A Leamington school’s temporary solution to a kitchen emergency has been described as resembling a piece of space junk by a resident living nearby.

Thursday, 5th December 2019, 10:54 am

An emergency flue was installed at the kitchen of Milverton Primary School, in Greatheed Road, after the previous system was condemned earlier this year when it was declared unsafe.

Pictures of the current system were shown to councillors at this week’s [TUE] regulatory committee of Warwickshire County Council as they considered granting planning permission to a replacement which would be covered in black rubber and hidden behind a cedar screen.

Planning assistant Sally Panayi said there had also been complaints from neighbours about noise levels and the smell emitted from the system which discharges onto a service road between houses in Greatheed Road and Rugby Road.

Milverton Primary School in Leamington

She explained that the replacement would include filters to reduce the odours coming from the flue and the outlet would be turned around so that it faced away from the access road, something which had met with approval from environmental health officers.

Councillors were also told that the school was in Leamington’s conservation area and one councillor said that the cedar screen might actually improve the look of the building.

Cllr Bill Gifford (Lib Dem Leamington Milverton) said: “This is in the middle of my ward and I was approached by residents particularly when the emergency flue went up which has been the cause of the issues and concerns.

“I have to say that this is a solution that meets the concerns of the residents.
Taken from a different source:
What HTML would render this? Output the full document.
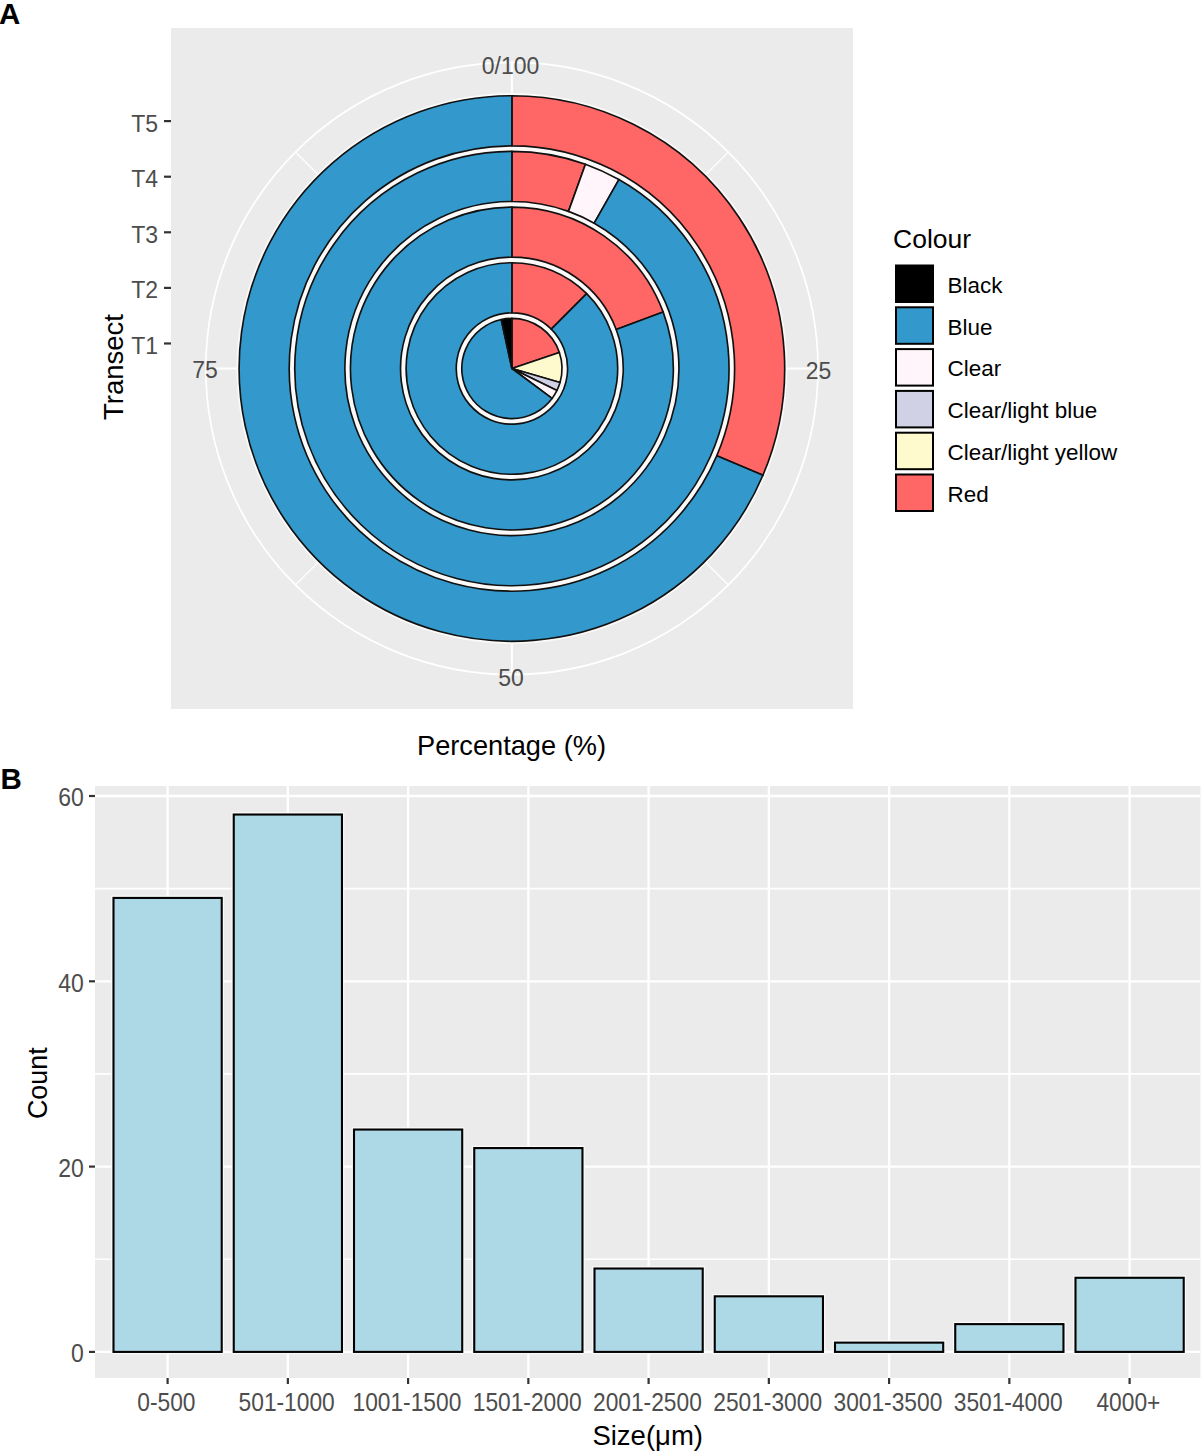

There are not a vast number of objections and a lot of the residents send their children to Milverton School and they don’t want their school not to have a kitchen.

“I am perfectly happy that this application will deal with the odours and the noise and I think the cedar cladding will improve and enhance the conservation area.”

Councillors agreed to approve the plans, which had been put forward by the county council, in the knowledge that the replacement flue was expected to be in place for up to two years when plans would be put forward for a new long-term solution.